SEVERAL mornings this week as I’ve stepped outside the front door, I’ve been greeted by a mean, miserable sprinkling of snow. It’s not been enough to get excited about, but it has been enough to be irritated by – it blankets the car and carpets the ground.

While chipping it from the frozen windscreen, I noticed how all the snowdrops had disappeared. Their bell-shaped little flowers had been chiming so prettily in the chill wind, but now they were camouflaged by the cold carpet.

The only plants bravely – defiantly, even – standing out against the snow were the sunshine-coloured winter aconites. Their tight flowers held proudly aloft appeared like a smattering of yellow pinpricks which created a pattern on the carpet.

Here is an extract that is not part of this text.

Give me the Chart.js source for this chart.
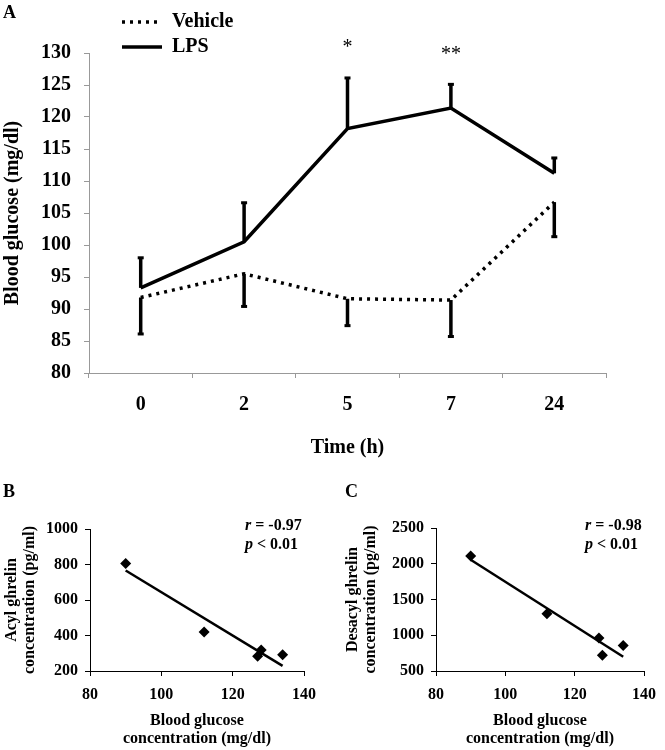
<!DOCTYPE html>
<html>
<head>
<meta charset="utf-8">
<script src="https://cdn.jsdelivr.net/npm/chart.js@4"></script>
<style>
  html, body { margin: 0; padding: 0; background: #fff; }
  body { width: 665px; height: 750px; position: relative; overflow: hidden; }
  canvas { position: absolute; }
  #chartA { left: 0; top: 0; }
  #chartB { left: 0; top: 470px; }
  #chartC { left: 335px; top: 470px; }
</style>
</head>
<body>
<canvas id="chartA" width="665" height="465"></canvas>
<canvas id="chartB" width="330" height="280"></canvas>
<canvas id="chartC" width="330" height="280"></canvas>
<script>
// panel A: blood glucose over time
const timeLabels = ["0", "2", "5", "7", "24"];
const vehicleMean = [91.8, 95.5, 91.6, 91.4, 106.7];
const vehicleSE = [5.7, 5.1, 4.2, 5.7, 5.4];
const lpsMean = [93.3, 100.5, 118.2, 121.4, 111.2];
const lpsSE = [4.7, 6.1, 7.9, 3.7, 2.4];
const sigMarks = ["", "", "*", "**", ""];

// panel B: acyl ghrelin vs glucose
const glucoseB = [90, 112, 127, 128, 134];
const acylGhrelin = [805, 420, 283, 318, 292];
const acylFitX = [90, 134];
const acylFitY = [766, 229];

// panel C: desacyl ghrelin vs glucose
const glucoseC = [90, 112, 127, 128, 134];
const desacylGhrelin = [2110, 1300, 960, 720, 855];
const desacylFitX = [90, 134];
const desacylFitY = [2055, 700];

const FONT = '"Liberation Serif", "Times New Roman", serif';
Chart.defaults.font.family = FONT;
Chart.defaults.color = "#000";

const errorBars = {
    id: "errorBars",
    afterDatasetsDraw(chart) {
        const ctx = chart.ctx;
        const yScale = chart.scales.y;
        chart.data.datasets.forEach((ds, i) => {
            const meta = chart.getDatasetMeta(i);
            meta.data.forEach((pt, j) => {
                const y0 = yScale.getPixelForValue(ds.data[j]);
                const y1 = yScale.getPixelForValue(ds.data[j] + ds.errDir * ds.errors[j]);
                ctx.save();
                ctx.strokeStyle = "#000";
                ctx.fillStyle = "#000";
                ctx.lineWidth = 3.5;
                ctx.beginPath();
                ctx.moveTo(pt.x, y0);
                ctx.lineTo(pt.x, y1);
                ctx.stroke();
                ctx.fillRect(pt.x - 3, y1 - 1.5, 6, 3);
                ctx.restore();
            });
        });
    }
};

const extrasA = {
    id: "extrasA",
    afterDraw(chart) {
        const ctx = chart.ctx;
        const x = chart.scales.x, y = chart.scales.y;
        ctx.save();
        ctx.fillStyle = "#000";
        ctx.strokeStyle = "#000";
        ctx.textBaseline = "middle";
        ctx.font = "bold 18px " + FONT;
        ctx.fillText("A", 3, 13);

        // legend
        ctx.lineWidth = 3.5;
        ctx.setLineDash([3, 5]);
        ctx.beginPath(); ctx.moveTo(122, 22); ctx.lineTo(162, 22); ctx.stroke();
        ctx.setLineDash([]);
        ctx.beginPath(); ctx.moveTo(122, 47); ctx.lineTo(162, 47); ctx.stroke();
        ctx.font = "bold 20px " + FONT;
        ctx.fillText("Vehicle", 172, 22);
        ctx.fillText("LPS", 172, 47);

        // significance marks
        ctx.font = "20px " + FONT;
        ctx.textAlign = "center";
        sigMarks.forEach((m, i) => {
            if (!m) return;
            const px = x.getPixelForValue(i);
            const py = y.getPixelForValue(lpsMean[i] + lpsSE[i]) - 30;
            ctx.fillText(m, px, py);
        });
        ctx.restore();
    }
};

new Chart(document.getElementById("chartA"), {
    type: "line",
    data: {
        labels: timeLabels,
        datasets: [{
            label: "Vehicle",
            data: vehicleMean,
            errors: vehicleSE,
            errDir: -1,
            borderColor: "#000",
            borderWidth: 3.5,
            borderDash: [3, 5],
            pointRadius: 0,
            tension: 0
        }, {
            label: "LPS",
            data: lpsMean,
            errors: lpsSE,
            errDir: 1,
            borderColor: "#000",
            borderWidth: 3.5,
            pointRadius: 0,
            tension: 0
        }]
    },
    options: {
        responsive: false,
        animation: false,
        devicePixelRatio: 1,
        layout: { padding: { top: 53, right: 59, bottom: 0, left: 0 } },
        plugins: { legend: { display: false }, tooltip: { enabled: false } },
        scales: {
            x: {
                offset: true,
                grid: { offset: true, drawOnChartArea: false, tickLength: 5, color: "#999" },
                border: { color: "#999" },
                ticks: { font: { size: 20, weight: "bold" }, padding: 15 },
                title: { display: true, text: "Time (h)", font: { size: 20, weight: "bold" }, padding: { top: 0, bottom: 5 } },
                afterFit: s => { s.height = 92; }
            },
            y: {
                min: 80,
                max: 130,
                ticks: { stepSize: 5, font: { size: 20, weight: "bold" }, padding: 13 },
                grid: { drawOnChartArea: false, tickLength: 5, color: "#999" },
                border: { color: "#999" },
                title: { display: true, text: "Blood glucose (mg/dl)", font: { size: 20, weight: "bold" }, padding: { top: 1, bottom: 0 } },
                afterFit: s => { s.width = 89; }
            }
        }
    },
    plugins: [errorBars, extrasA]
});

function scatterPanel(id, letter, xs, ys, fitX, fitY, yMin, yMax, yStep, yTitle, rText, opts) {
    const extras = {
        id: "extras" + letter,
        afterDraw(chart) {
            const ctx = chart.ctx;
            ctx.save();
            ctx.fillStyle = "#000";
            ctx.textBaseline = "middle";
            ctx.font = "bold 18px " + FONT;
            ctx.fillText(letter, opts.letterX, 22);
            let tx = opts.noteX;
            ctx.font = "italic bold 16px " + FONT;
            ctx.fillText("r", tx, 56);
            let w = ctx.measureText("r").width;
            ctx.font = "bold 16px " + FONT;
            ctx.fillText(" = " + rText, tx + w, 56);
            ctx.font = "italic bold 16px " + FONT;
            ctx.fillText("p", tx, 75);
            w = ctx.measureText("p").width;
            ctx.font = "bold 16px " + FONT;
            ctx.fillText(" < 0.01", tx + w, 75);
            ctx.restore();
        }
    };
    new Chart(document.getElementById(id), {
        type: "scatter",
        data: {
            datasets: [{
                data: xs.map((v, i) => ({ x: v, y: ys[i] })),
                pointStyle: "rectRot",
                pointRadius: 5.5,
                backgroundColor: "#000",
                borderColor: "#000",
                borderWidth: 0
            }, {
                type: "line",
                data: fitX.map((v, i) => ({ x: v, y: fitY[i] })),
                borderColor: "#000",
                borderWidth: 2.5,
                pointRadius: 0
            }]
        },
        options: {
            responsive: false,
            animation: false,
            devicePixelRatio: 1,
            layout: { padding: { top: opts.top, right: opts.right, bottom: 0, left: 0 } },
            plugins: { legend: { display: false }, tooltip: { enabled: false } },
            scales: {
                x: {
                    type: "linear",
                    min: 80,
                    max: 140,
                    ticks: { stepSize: 20, font: { size: 16, weight: "bold" }, padding: 9 },
                    grid: { drawOnChartArea: false, tickLength: 5, color: "#000" },
                    border: { color: "#000" },
                    title: {
                        display: true,
                        text: ["Blood glucose", "concentration (mg/dl)"],
                        font: { size: 16, weight: "bold", lineHeight: 1.15 },
                        padding: { top: 0, bottom: 1.5 }
                    },
                    afterFit: s => { s.height = 280 - opts.bottom; }
                },
                y: {
                    min: yMin,
                    max: yMax,
                    ticks: {
                        stepSize: yStep,
                        font: { size: 16, weight: "bold" },
                        padding: 7,
                        callback: v => String(v)
                    },
                    grid: { drawOnChartArea: false, tickLength: 5, color: "#000" },
                    border: { color: "#000" },
                    title: {
                        display: true,
                        text: yTitle,
                        font: { size: 16, weight: "bold", lineHeight: 1.1 },
                        padding: { top: opts.titlePad, bottom: 0 }
                    },
                    afterFit: s => { s.width = opts.left; }
                }
            }
        },
        plugins: [extras]
    });
}

scatterPanel("chartB", "B", glucoseB, acylGhrelin, acylFitX, acylFitY, 200, 1000, 200,
    ["Acyl ghrelin", "concentration (pg/ml)"], "-0.97",
    { top: 59, right: 26, bottom: 201, left: 90, titlePad: 3, letterX: 3, noteX: 245 });

scatterPanel("chartC", "C", glucoseC, desacylGhrelin, desacylFitX, desacylFitY, 500, 2500, 500,
    ["Desacyl ghrelin", "concentration (pg/ml)"], "-0.98",
    { top: 58, right: 14, bottom: 201, left: 101, titlePad: 9, letterX: 10, noteX: 250 });
</script>
</body>
</html>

But oh, what a horrible story tells of their creation. For all their beauty, aconites are poisonous – the winter ones only mildly so, if digested, but there are more deadly members of the aconite family like wolfsbane and monkshood.

Their Greek mythological story tells how the twelfth and most difficult of the labours of Heracles was to bring Cerberus, the monstrous watchdog of hell, up from the underworld without using a weapon. Cerberus had three terrible heads which charmed people as they entered hell but then ripped them limb from limb if they attempted to escape.

Heracles, though, dragged the devil dog up from the deep using brute strength. When Cerberus saw daylight for the first time, it intensified his fury. He filled the air with his barking, turned all three of his heads from the sun and started frothing at the mouths. As he barked madly, spittle and spume spewed from him, splattering onto the ground.

From it grew the smattering of aconites, the poison from the devil dog’s saliva found in the heart of their bulbs.

The name aconite is said to derive from a Greek word akone, meaning whetstone, either because of the hardness of the flowers or because they grow among the frozen stones.

Now I know this nugget, it is difficult to look upon these pleasant pinpricks in quite the same light.

I COULD draw a discreet – and not discrete, as I learned in this column a couple of weeks ago – veil over the fact that I have made a mistake, but that would be pointless.

“Under a picture of a Georgian woman in Durham City, you mentioned the 'broach' at her neck,” emailed Jean Sokell. “Sorry, this is the wrong spelling – it should be ‘brooch’.”

And so it should.

As I prepared the case for my defence, I thought it would present the Oxford English Dictionary page on brooch which begins: “The same word as broach, the differentiation of spelling being only recent and hardly yet established.”

Then I noticed the page was last edited in 1888.

Both words came from the Latin, brocca, meaning a spike or pointed instrument. A brooch is an ornamental fastening that often has a devilish-looking spike at its rear.

A broach is a pointy thing which you can pierce, stab, broach or thrust at someone or something. For instance, you used a broach to tap a cask of ale. A broacher, therefore, was someone who dealt in casks, although we today would know him as broker, a dealer in stocks and shares.

Thank-you for pointing it out, Jean, although it has been a difficult subject for me to broach.